The last ‘age of globalisation’ was accompanied by ‘a struggle between free traders and protectionists’ and the entire history of commerce in the modern era always has been accompanied by the ‘titanic’ struggle between these two polar opposites. Adam Smith joined battle in the 18th century against what he called ‘mercantile political economy’, a battle that went on throughout the 19th and 20th centuries; so its continuation into the 21st (and probably the 2nd too), should not surprise anyone.


For those interested, the clearest expression of mercantile political economy, outside “Wealth of Nations” is found in Frederich List’s “The National System of Political Economy” (1841), except that List promoted mercantile policies, allied to State power, while Smith opposed them. Reading the history of economic thought calms the nerves of those who come at it as if mercantile versus free trade is new phenomenon. It is not new and would not ‘frighten the French’, as my mother-in-law used to describe anything (not much)that shocked her.

Larry Elliot continues:

“Second, the world is traditionally at its most fragile at times when the global balance of power is in flux. By the end of the 19th century, Britain's role as the hegemonic power was being challenged by the rise of the United States, Germany and Japan while the Ottoman and Hapsburg empires were clearly in rapid decline. Looking ahead from 2005, it is clear that over the next two or three decades, both China and India - which together account for almost half the world's population - will flex their muscles.”

His first sentence is very true, as I was discussing here earlier this month in respect of a discussion that took in Organski and Kugler’s thesis (‘The War Ledger’, 1980, University of Chicago Press).
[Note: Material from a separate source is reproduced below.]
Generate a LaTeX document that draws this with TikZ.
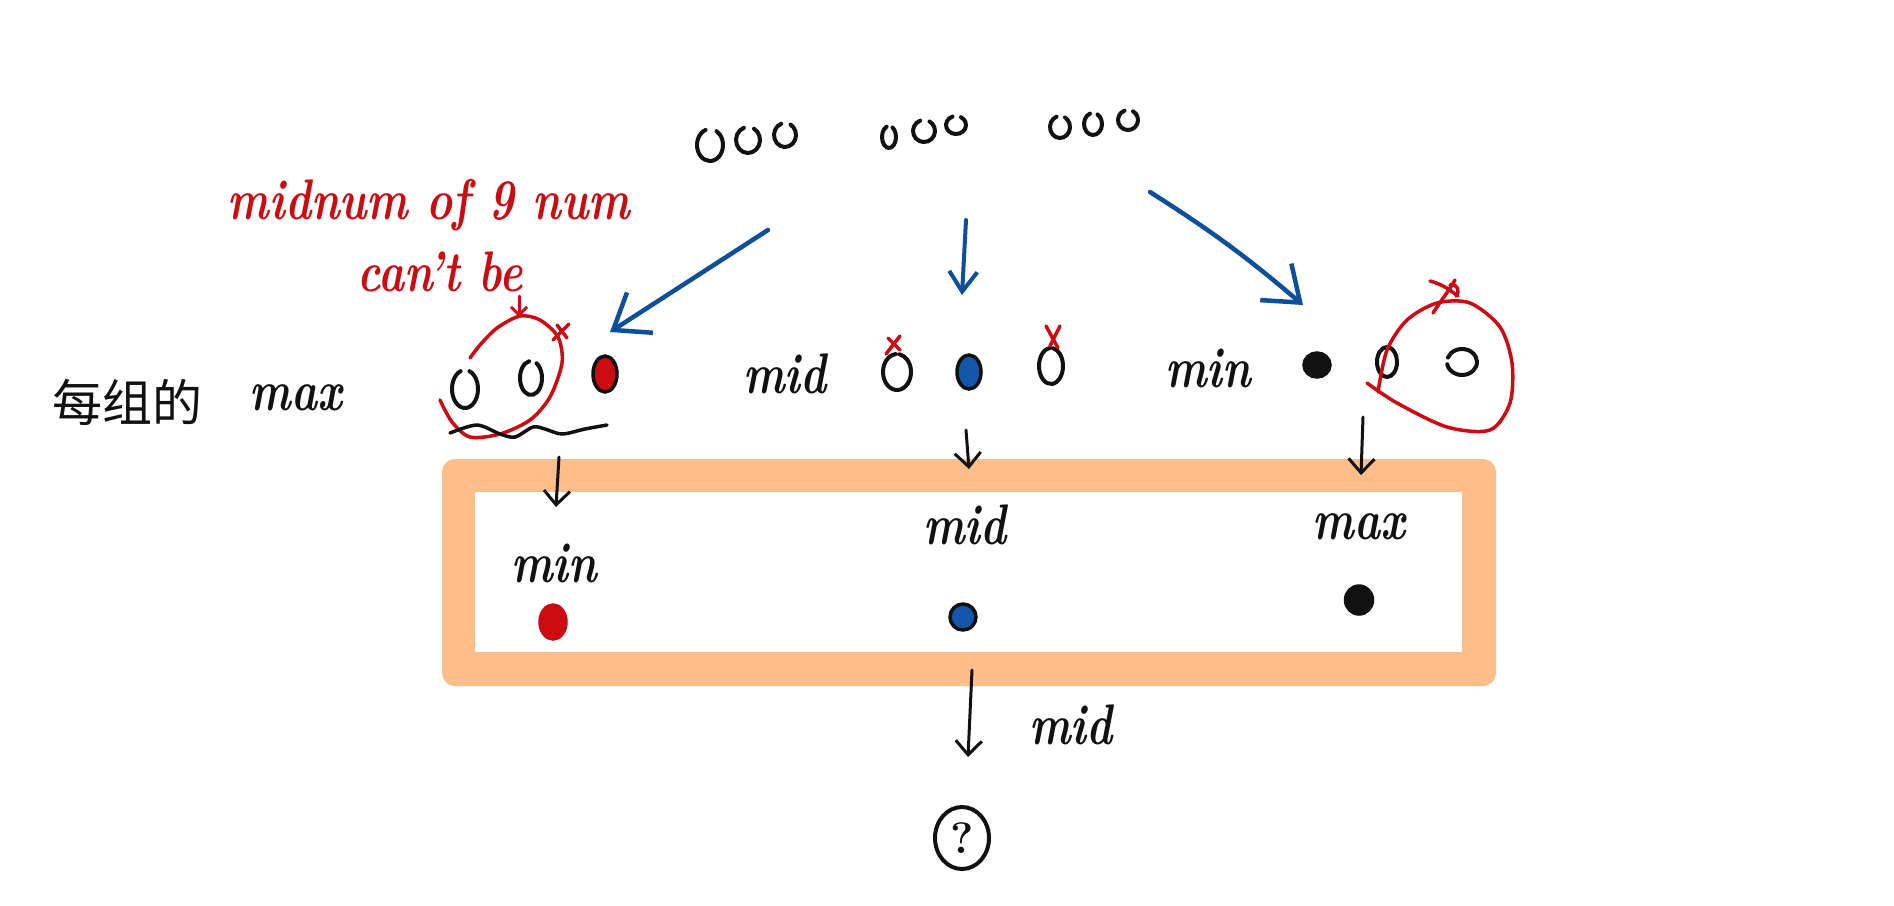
\documentclass[tikz,border=0pt]{standalone}
\usepackage{fontspec}
\usepackage{graphicx}
\newfontfamily\cjk{Noto Sans CJK SC}
\usetikzlibrary{arrows.meta,shapes.geometric}
\definecolor{ink}{HTML}{111111}
\definecolor{hred}{HTML}{CC0A12}
\definecolor{hblue}{HTML}{0E4F9A}
\definecolor{dotblue}{HTML}{1457AA}
\definecolor{hlorange}{HTML}{FDBE8C}
\newcommand\hw[1]{\scalebox{1}[1.3]{#1}}
\tikzset{
  pen/.style={line width=4pt, draw=ink, line cap=round, line join=round},
  redpen/.style={line width=3.5pt, draw=hred, line cap=round, line join=round},
  bluearrow/.style={line width=4.5pt, draw=hblue, line cap=round, line join=round,
    -{Straight Barb[length=32pt, width=48pt, line width=4.5pt]}},
  bluearrowsmall/.style={line width=4pt, draw=hblue, line cap=round, line join=round,
    -{Straight Barb[length=20pt, width=28pt, line width=4pt]}},
  blackarrow/.style={line width=3pt, draw=ink, line cap=round, line join=round,
    -{Straight Barb[length=14pt, width=26pt, line width=3pt]}},
  redarrow/.style={line width=3pt, draw=hred, line cap=round, line join=round,
    -{Straight Barb[length=8pt, width=16pt, line width=3pt]}},
  lbl/.style={font=\fontsize{44}{44}\selectfont\bfseries\itshape, text=ink, inner sep=0pt},
  redlbl/.style={font=\fontsize{44}{44}\selectfont\bfseries\itshape, text=hred, inner sep=0pt},
  dotnode/.style={ellipse, inner sep=0pt, line width=3.5pt},
}
\begin{document}
\begin{tikzpicture}[x=1pt,y=-1pt]
\useasboundingbox[fill=white] (0,0) rectangle (1894,905);

% ---------- top groups of hollow circles ----------
\foreach \n/\cx/\cy/\rx/\ry in {11/710/145/13/16, 12/748/140/12/13, 13/785/135/11/12,
                                21/889/137/7/11, 22/924/131/11/11, 23/956/125/10/9,
                                31/1060/127/10/11, 32/1093/124/9/11, 33/1128/120/10/10}{
  \coordinate (t\n) at (\cx,\cy);
  \draw[pen] (t\n) ++(110:\rx pt and \ry pt) arc[start angle=110, end angle=420, x radius=\rx pt, y radius=\ry pt];
}
\coordinate (g1) at (768,230);
\coordinate (g2) at (966,220);
\coordinate (g3) at (1150,192);

% ---------- red annotation ----------
\node[redlbl] (rtxt1) at (429,205) {\hw{midnum of 9 num}};
\node[redlbl] (rtxt2) at (440,272) {\hw{can't be}};
\coordinate (ra1) at (519,296);
\coordinate (ra2) at (519,317);
\draw[redarrow] (ra1) -- (ra2);

% ---------- left group ----------
\node[font=\cjk\fontsize{50}{50}\selectfont, text=ink, inner sep=0pt] (lcn) at (127,402) {每组的};
\node[lbl] (lmax) at (296,398) {\hw{max}};
\coordinate (l1) at (465,389);
\draw[pen] (l1) ++(110:13pt and 19pt) arc[start angle=110, end angle=430, x radius=13pt, y radius=19pt];
\coordinate (l2) at (531,378);
\draw[pen] (l2) ++(100:11pt and 17pt) arc[start angle=100, end angle=420, x radius=11pt, y radius=17pt];
\node[dotnode, draw=ink, fill=hred, minimum width=24pt, minimum height=36pt] (l3) at (605,374) {};
\coordinate (lend) at (610,332);
\draw[redpen] plot[smooth] coordinates {(440,400) (452,422) (470,437) (500,434) (530,420) (550,397) (562,363) (558,337) (540,320) (520,316) (497,328) (480,345) (470,358)};
\draw[redpen] (553,340) -- (569,324);
\draw[redpen] (557,325) -- (567,338);
\draw[pen, line width=3.5pt] plot[smooth] coordinates {(450,433) (477,425) (500,434) (515,437) (533,427) (545,429) (562,434) (585,429) (607,425)};

% ---------- middle group ----------
\node[lbl] (mmid) at (785,374) {\hw{mid}};
\coordinate (m1) at (897,372);
\draw[pen] (m1) ++(95:14pt and 18pt) arc[start angle=95, end angle=440, x radius=14pt, y radius=18pt];
\node[dotnode, draw=ink, fill=dotblue, minimum width=24pt, minimum height=34pt] (m2) at (969,372) {};
\coordinate (m3) at (1051,366);
\draw[pen] (m3) ++(95:12pt and 18pt) arc[start angle=95, end angle=440, x radius=12pt, y radius=18pt];
\coordinate (mend) at (962,295);
\draw[redpen] (886,354) -- (900,336);
\draw[redpen] (888,338) -- (900,350);
\draw[redpen] (1046,326) -- (1058,348);
\draw[redpen] (1060,326) -- (1050,346);

% ---------- right group ----------
\node[lbl] (rmin) at (1208,368) {\hw{min}};
\node[dotnode, draw=ink, fill=ink, minimum width=26pt, minimum height=24pt] (r1) at (1317,365) {};
\coordinate (r2) at (1387,362);
\draw[pen] (r2) ++(90:10pt and 15pt) arc[start angle=90, end angle=440, x radius=10pt, y radius=15pt];
\coordinate (r3) at (1462,362);
\draw[pen] (r3) ++(160:15pt and 13pt) arc[start angle=160, end angle=-170, x radius=15pt, y radius=13pt];
\coordinate (rend) at (1303,305);
\draw[redpen] plot[smooth] coordinates {(1367,383) (1397,403) (1447,427) (1490,430) (1510,403) (1512,363) (1500,327) (1470,303) (1437,303) (1407,320) (1387,350) (1378,392)};
\draw[redpen] (1430,281) .. controls (1445,285) and (1452,292) .. (1458,296);
\draw[redpen] (1455,280) .. controls (1448,292) and (1440,302) .. (1433,313);
\draw[redpen] (1450,285) .. controls (1458,283) and (1460,292) .. (1456,296);

% ---------- blue arrows ----------
\draw[bluearrow] (g1) -- (lend);
\draw[bluearrowsmall] (g2) -- (mend);
\draw[bluearrow] (g3) to[bend left=4] (rend);

% ---------- orange box ----------
\fill[hlorange, rounded corners=13pt] (442,459) rectangle (1496,686);
\fill[white] (475,492) rectangle (1462,652);
\coordinate (boxtop1) at (556,507);
\coordinate (boxtop2) at (969,469);
\coordinate (boxtop3) at (1361,475);
\coordinate (boxbot) at (972,670);

% small black arrows into box
\coordinate (la) at (559,457);
\coordinate (ma) at (966,430);
\coordinate (ra) at (1363,417);
\draw[blackarrow] (la) -- (boxtop1);
\draw[blackarrow] (ma) -- (boxtop2);
\draw[blackarrow] (ra) -- (boxtop3);

% box contents
\node[lbl] (bmin) at (554,563) {\hw{min}};
\node[dotnode, draw=hred, fill=hred, minimum width=26pt, minimum height=34pt] (bred) at (553,622) {};
\node[lbl] (bmid) at (965,525) {\hw{mid}};
\node[dotnode, draw=ink, fill=dotblue, minimum width=26pt, minimum height=26pt] (bblue) at (963,617) {};
\node[lbl] (bmax) at (1359,527) {\hw{max}};
\node[dotnode, draw=ink, fill=ink, minimum width=27pt, minimum height=28pt] (bblack) at (1359,600) {};

% ---------- bottom ----------
\node[ellipse, draw=ink, line width=4pt, minimum width=54pt, minimum height=62pt, inner sep=0pt,
      font=\fontsize{44}{44}\selectfont\bfseries, text=ink] (res) at (962,838) {?};
\coordinate (resin) at (968,757);
\draw[blackarrow] (boxbot) -- (resin);
\node[lbl] (bmid2) at (1071,725) {\hw{mid}};
\end{tikzpicture}
\end{document}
It is his last sentence that caught my attention; good old panic mongering of the kind fuelling the protectionist drum beats (still distant) in the USA.

Note the vague threat: “both China and India - which together account for almost half the world's population - will flex their muscles.” Yes? But what precisely will they do? Invade America? Each other? Or who? And to what ends?

They are now in a trap of their own making. Being nuclear powers they have become entangled in the same stalemate we had in the Cold War. Unable to exercise their military power against a nuclear power they have to find a way of living with other nuclear powers. The alternative is too fraught to contemplate.

I expect they will become more independent in their pronouncements at the United Nations, but they have done that for years to no effect. Remember the ‘non-aligned’ movement, which was always an inconvenience, but nothing more, during the Cold War to the NATO countries? So what then is the threat from them of the next ‘two or three decades’.

Larry Elliot does not say. We are left to fill in the worst scenario that our mood of panic induces. I do not intend to lose any sleep over it, and neither should you.